Mittwoch, 10. April 2024 | 17:16 Uhr

Von: mk

Brenner/Bozen – Manchen Verantwortlichen der Südtiroler Milchgenossenschaften oder der Marke „Südtiroler Speck“ dürfte das Blut in den Adern gefroren sein, als sie die Forderungen der italienischen Bauern am Brenner hörten. Made in Italy oder Made in Südtirol soll es nur mehr dann geben, wenn die landwirtschaftliche Produktion ausschließlich regional oder im Inland erfolgt.

Der Präsident von Coldiretti fordert mehr Transparenz: Keine Nudel mehr „Made in Italy“, wenn das Getreide aus dem Ausland kommt, keinen Parmaschinken mehr, wenn das Fleisch nicht aus der Region ist.
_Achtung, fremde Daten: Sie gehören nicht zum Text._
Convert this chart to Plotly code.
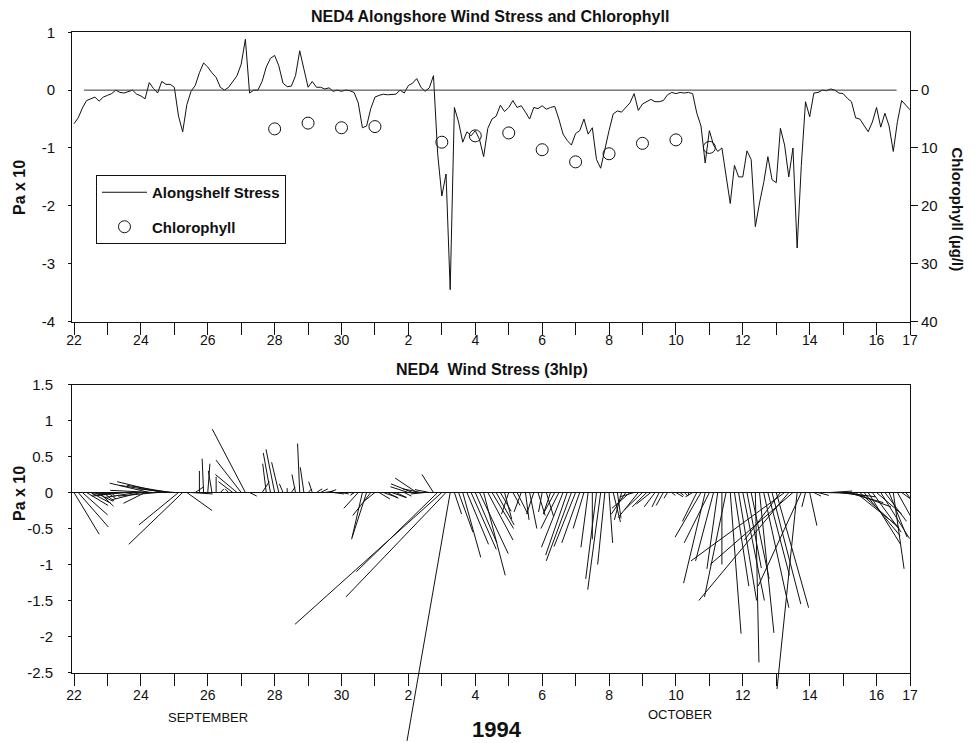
import plotly.graph_objects as go

# ---------------------------------------------------------------------------
# NED4 mooring, 22 Sep - 17 Oct 1994, 3-hourly low-passed wind stress (Pa x 10)
# time axis is in days since 22 Sep 1994 00:00
# ---------------------------------------------------------------------------
step_days = 0.125

alongshelf = [
    -0.58, -0.48, -0.31, -0.18, -0.15, -0.12, -0.19, -0.12,
    -0.09, -0.06, 0.00, -0.04, -0.05, -0.02, 0.00, -0.07,
    -0.10, -0.15, 0.13, 0.03, -0.05, 0.15, 0.10, 0.10,
    0.05, -0.45, -0.72, -0.25, -0.02, 0.08, 0.30, 0.47,
    0.40, 0.30, 0.22, 0.05, 0.00, 0.05, 0.15, 0.25,
    0.45, 0.88, -0.05, 0.00, 0.00, 0.15, 0.40, 0.55,
    0.60, 0.42, 0.12, 0.06, 0.07, 0.25, 0.68, 0.35,
    0.05, 0.15, 0.05, 0.05, 0.02, 0.04, -0.02, 0.00,
    -0.02, 0.00, -0.01, -0.04, -0.22, -0.65, -0.62, -0.32,
    -0.12, -0.09, -0.07, -0.08, -0.07, -0.07, 0.00, -0.05,
    0.08, 0.12, 0.20, 0.05, -0.02, 0.04, 0.25, -1.10,
    -1.83, -1.45, -3.45, -0.30, -0.55, -0.90, -0.72, -0.79,
    -0.70, -0.85, -1.15, -0.66, -0.50, -0.45, -0.26, -0.37,
    -0.30, -0.18, -0.30, -0.27, -0.38, -0.50, -0.30, -0.32,
    -0.27, -0.33, -0.30, -0.28, -0.50, -0.76, -0.87, -0.95,
    -0.75, -0.70, -0.50, -0.76, -0.65, -1.20, -1.35, -1.00,
    -0.70, -0.41, -0.36, -0.38, -0.30, -0.22, -0.06, -0.35,
    -0.24, -0.20, -0.16, -0.20, -0.20, -0.18, -0.08, -0.04,
    -0.06, -0.04, -0.05, -0.04, -0.06, -0.40, -0.62, -1.26,
    -0.70, -0.95, -1.06, -1.00, -1.45, -1.96, -1.30, -1.50,
    -1.50, -1.05, -1.20, -2.36, -1.95, -1.60, -1.15, -1.55,
    -1.60, -0.66, -0.95, -1.50, -1.00, -2.73, -1.30, -0.20,
    -0.46, -0.05, -0.04, 0.00, -0.01, 0.02, 0.00, -0.05,
    -0.06, -0.14, -0.20, -0.48, -0.50, -0.60, -0.72, -0.55,
    -0.30, -0.64, -0.40, -0.62, -1.06, -0.54, -0.18, -0.26,
    -0.34,
]

crossshelf = [
    0.35, 0.42, 0.35, 0.30, 0.28, 0.25, 0.20, 0.15,
    0.12, 0.05, -0.25, -0.35, -0.45, -0.50, -0.50, -0.45,
    -0.40, -0.30, -0.55, -0.60, -0.55, -0.62, -0.65, -0.60,
    -0.50, -0.55, -0.75, 0.35, 0.30, 0.12, 0.00, -0.02,
    0.03, -0.05, 0.00, 0.05, 0.05, -0.05, -0.20, -0.30,
    -0.35, -0.46, 0.10, 0.10, 0.05, 0.10, -0.05, -0.10,
    -0.12, -0.10, -0.05, 0.00, 0.05, -0.05, -0.03, -0.05,
    0.05, -0.05, 0.08, 0.10, 0.12, 0.10, 0.15, 0.12,
    0.10, 0.10, 0.05, -0.05, -0.20, -0.15, -0.20, -0.25,
    -0.15, 0.15, 0.20, 0.15, 0.20, 0.15, 0.15, 0.10,
    -0.25, -0.30, -0.30, -0.25, -0.20, -0.20, -0.16, -1.13,
    -2.04, -1.39, -0.60, 0.10, 0.20, 0.25, 0.30, 0.35,
    0.30, 0.40, 0.30, 0.35, 0.30, 0.25, 0.15, 0.10,
    -0.10, 0.10, 0.15, -0.10, 0.05, 0.10, -0.10, 0.10,
    -0.05, 0.10, -0.10, -0.15, -0.25, -0.30, -0.30, -0.35,
    -0.30, -0.25, -0.15, -0.10, 0.00, -0.15, -0.18, -0.10,
    0.05, 0.10, 0.05, -0.10, -0.20, -0.25, -0.20, -0.28,
    -0.25, -0.20, -0.20, -0.15, -0.10, -0.10, -0.05, 0.05,
    0.10, 0.05, 0.05, 0.00, -0.10, -0.20, -0.36, -0.30,
    -0.35, -0.25, -0.15, 0.00, -0.30, 0.15, 0.20, 0.25,
    0.30, 0.20, 0.25, 0.05, 0.20, 0.35, 0.30, 0.40,
    0.45, -0.50, -1.30, -1.25, -1.15, -0.28, -0.60, -0.05,
    0.10, 0.10, 0.15, 0.25, 0.30, 0.30, 0.35, 0.40,
    0.45, 0.50, 0.55, 0.60, 0.55, 0.50, 0.45, 0.40,
    0.35, 0.40, 0.30, 0.25, 0.15, 0.30, 0.25, 0.20,
    0.15,
]

# bottle chlorophyll samples (days since 22 Sep, ug/l)
chl_day = [6, 7, 8, 9, 11, 12, 13, 14, 15, 16, 17, 18, 19]
chl_value = [6.7, 5.7, 6.5, 6.3, 9.0, 7.9, 7.4, 10.3, 12.4, 11.0, 9.2, 8.6, 9.9]

# date axis: a tick every day, labelled every second day
day_ticks = list(range(0, 26))
day_labels = ["22", "", "24", "", "26", "", "28", "", "30", "", "2", "", "4", "",
              "6", "", "8", "", "10", "", "12", "", "14", "", "16", "17"]

stress_ticks = [1, 0, -1, -2, -3, -4]
stress_labels = ["1", "0", "-1", "-2", "-3", "-4"]
chl_ticks = [0, 10, 20, 30, 40]
stick_ticks = [1.5, 1, 0.5, 0, -0.5, -1, -1.5, -2, -2.5]
stick_labels = ["1.5", "1", "0.5", "0", "-0.5", "-1", "-1.5", "-2", "-2.5"]

# ---------------------------------------------------------------------------
# page geometry (pixels)
# ---------------------------------------------------------------------------
W, H = 977, 743
ML, MR = 72, 66.5
PW = W - ML - MR
X_RANGE = [-0.06, 25.0]
TOP_PX = (32.3, 321.5)      # top panel, y pixel span
BOT_PX = (384.5, 672.5)     # bottom panel, y pixel span
STICK_RANGE = [-2.5, 1.5]


def fx(px):
    return (px - ML) / PW


def fy(py):
    return 1 - py / H


top_dom = [fy(TOP_PX[1]), fy(TOP_PX[0])]
bot_dom = [fy(BOT_PX[1]), fy(BOT_PX[0])]

# free-floating axes for the stick vectors so that long sticks are not clipped
units_per_frac = (STICK_RANGE[1] - STICK_RANGE[0]) / (bot_dom[1] - bot_dom[0])
stick_full_range = [STICK_RANGE[0] - bot_dom[0] * units_per_frac,
                    STICK_RANGE[1] + (1 - bot_dom[1]) * units_per_frac]

# stick horizontal extent: one stress unit drawn with the same length as on y
px_per_day = PW / (X_RANGE[1] - X_RANGE[0])
px_per_unit = (BOT_PX[1] - BOT_PX[0]) / (STICK_RANGE[1] - STICK_RANGE[0])
days_per_unit = px_per_unit / px_per_day

times = [i * step_days for i in range(len(alongshelf))]
stick_x, stick_y = [], []
for t, u, v in zip(times, crossshelf, alongshelf):
    stick_x += [t, t + u * days_per_unit, None]
    stick_y += [0, v, None]

COND = "Liberation Sans, Arial, sans-serif"
REG = "Liberation Sans, Arial, sans-serif"
BLACK = "#111111"

fig = go.Figure()

fig.add_trace(go.Scatter(
    x=times, y=alongshelf, mode="lines",
    line=dict(color=BLACK, width=1),
    name="<b>Alongshelf Stress</b>", legendgroup="a",
    xaxis="x", yaxis="y",
))
fig.add_trace(go.Scatter(
    x=chl_day, y=chl_value, mode="markers",
    marker=dict(symbol="circle-open", size=12, color=BLACK, line=dict(width=1)),
    name="<b>Chlorophyll</b>", legendgroup="b",
    xaxis="x", yaxis="y2",
))
# empty trace that registers the lower panel's frame
fig.add_trace(go.Scatter(
    x=[], y=[], mode="lines", showlegend=False, hoverinfo="skip",
    xaxis="x2", yaxis="y3",
))
fig.add_trace(go.Scatter(
    x=stick_x, y=stick_y, mode="lines",
    line=dict(color=BLACK, width=1),
    showlegend=False, hoverinfo="skip",
    xaxis="x3", yaxis="y4",
))

# zero reference of the alongshelf series
fig.add_shape(type="line", xref="x", yref="y", x0=0.3, x1=24.6, y0=0, y1=0,
              line=dict(color="#333333", width=1))

tick_font = dict(family=REG, size=14, color=BLACK)
date_axis = dict(
    domain=[0, 1], range=X_RANGE, tickmode="array",
    tickvals=day_ticks, ticktext=day_labels,
    ticks="outside", ticklen=12, tickwidth=1, tickcolor=BLACK,
    showline=True, linecolor=BLACK, linewidth=1, mirror=True,
    showgrid=False, zeroline=False, tickfont=tick_font, automargin=False,
)

fig.update_layout(
    width=W, height=H, autosize=False,
    margin=dict(l=ML, r=MR, t=0, b=0, pad=0),
    paper_bgcolor="white", plot_bgcolor="rgba(0,0,0,0)",
    showlegend=True,
    xaxis=dict(date_axis, anchor="y", ticklabelstandoff=-6),
    yaxis=dict(
        domain=top_dom, anchor="x", range=[-4, 1],
        tickmode="array", tickvals=stress_ticks, ticktext=stress_labels,
        ticks="outside", ticklen=3, tickcolor=BLACK, ticklabelstandoff=10,
        showline=True, linecolor=BLACK, linewidth=1, automargin=False,
        showgrid=False, zeroline=False, tickfont=dict(family=REG, size=15, color=BLACK),
    ),
    yaxis2=dict(
        overlaying="y", side="right", anchor="x", range=[40, -10],
        tickmode="array", tickvals=chl_ticks,
        ticks="outside", ticklen=7, tickcolor=BLACK, automargin=False,
        showline=True, linecolor=BLACK, linewidth=1,
        showgrid=False, zeroline=False, tickfont=dict(family=REG, size=15, color=BLACK),
    ),
    xaxis2=dict(date_axis, anchor="y3", ticklabelstandoff=-2),
    yaxis3=dict(
        domain=bot_dom, anchor="x2", range=STICK_RANGE,
        tickmode="array", tickvals=stick_ticks, ticktext=stick_labels,
        ticks="outside", ticklen=3, tickcolor=BLACK, ticklabelstandoff=12,
        showline=True, linecolor=BLACK, linewidth=1, mirror=True, automargin=False,
        showgrid=False, zeroline=True, zerolinecolor=BLACK, zerolinewidth=1.2,
        tickfont=dict(family=REG, size=15, color=BLACK),
    ),
    xaxis3=dict(domain=[0, 1], range=X_RANGE, anchor="y4", visible=False,
                showgrid=False, zeroline=False, automargin=False),
    yaxis4=dict(domain=[0, 1], range=stick_full_range, anchor="x3", visible=False,
                showgrid=False, zeroline=False, automargin=False),
    legend=dict(
        x=fx(96), y=fy(175), xanchor="left", yanchor="top",
        bgcolor="white", bordercolor=BLACK, borderwidth=1,
        font=dict(family=COND, size=15, color=BLACK),
        traceorder="grouped", tracegroupgap=12, itemwidth=45,
    ),
)


def label(text, px, py, size, bold=False, angle=0, family=COND):
    fig.add_annotation(
        text=f"<b>{text}</b>" if bold else text,
        x=fx(px), y=fy(py), xref="paper", yref="paper",
        xanchor="center", yanchor="middle", showarrow=False, textangle=angle,
        font=dict(family=family, size=size, color=BLACK),
    )


label("NED4 Alongshore Wind Stress and Chlorophyll", 490, 16, 16, bold=True)
label("NED4\u00a0 Wind Stress (3hlp)", 492, 369, 16, bold=True)
label("Pa x 10", 19, 188, 16, bold=True, angle=-90)
label("Pa x 10", 19, 494, 16, bold=True, angle=-90)
label("Chlorophyll (\u00b5g/l)", 959, 210, 15, bold=True, angle=90)
label("SEPTEMBER", 208, 717, 13)
label("OCTOBER", 680, 714, 13)
label("1994", 497, 729, 22, bold=True)

fig.write_html("out.html")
Auf Südtirol umgelegt würde das bedeuten: keinen Südtiroler Speck mehr, wenn das Fleisch aus dem Ausland kommt oder keine Südtiroler Milchprodukte, wenn Sahne und Milch importiert werden.

„Diese Sichtweise wäre für die Südtiroler Speckindustrie das Aus“, sagt der Präsident des Dachverbandes für Natur- und Umweltschutz, Josef Oberhofer. Denn im Jahr 2019 wurden in Südtirol gerade einmal 6.740 Schweine geschlachtet, importiert wurden dagegen über 2.000.000 bereits geschlachtete und zerlegte Schweine. Diese sind bekanntlich die Grundlage für die Marke „Südtiroler Speck“. „Würden die Forderungen von Coldiretti umgesetzt, wäre Südtirol um Hunderttausende ‚Speckhammen‘ ärmer, dafür aber reicher an Ehrlichkeit“, fügt Oberhofer hinzu.

Ähnlich erginge es auch den Südtiroler Milchgenossenschaften, die erfolgreich auf dem italienischen und internationalen Markt agieren. „Joghurt, Mozzarella oder Mascarpone werden nur zum Teil aus hiesiger Milch erzeugt, mehr als ein Drittel der in Südtirols Genossenschaften verarbeiteten Milch wird anderswo produziert und mit Lkw angeliefert,“ schätzt Hanspeter Staffler, Geschäftsführer vom Dachverband, die derzeitige Situation der Milchwirtschaft ein. „Maßnahmen, wie von Coldiretti gefordert, würden die milchverarbeitende Industrie ins Mark treffen, Südtirols Milchwirtschaft käme ins Trudeln“, ergänzt Staffler.

Der Dachverband für Natur und Umweltschutz fordert seit Jahren mehr Transparenz und Ehrlichkeit in der Lebensmittelproduktion: Wenn „Made in Südtirol“ bei Lebensmitteln draufsteht, dann sollten auch Südtirols landwirtschaftliche Produkte drinnen sein. „Hundertausende dänische, belgische oder deutsche Schweinehälften brauchen dann nicht mit tausenden Lkw die Reise über den Brenner antreten, um sich zu Südtiroler Speck zu verwandeln“, erklären die Umweltschützer.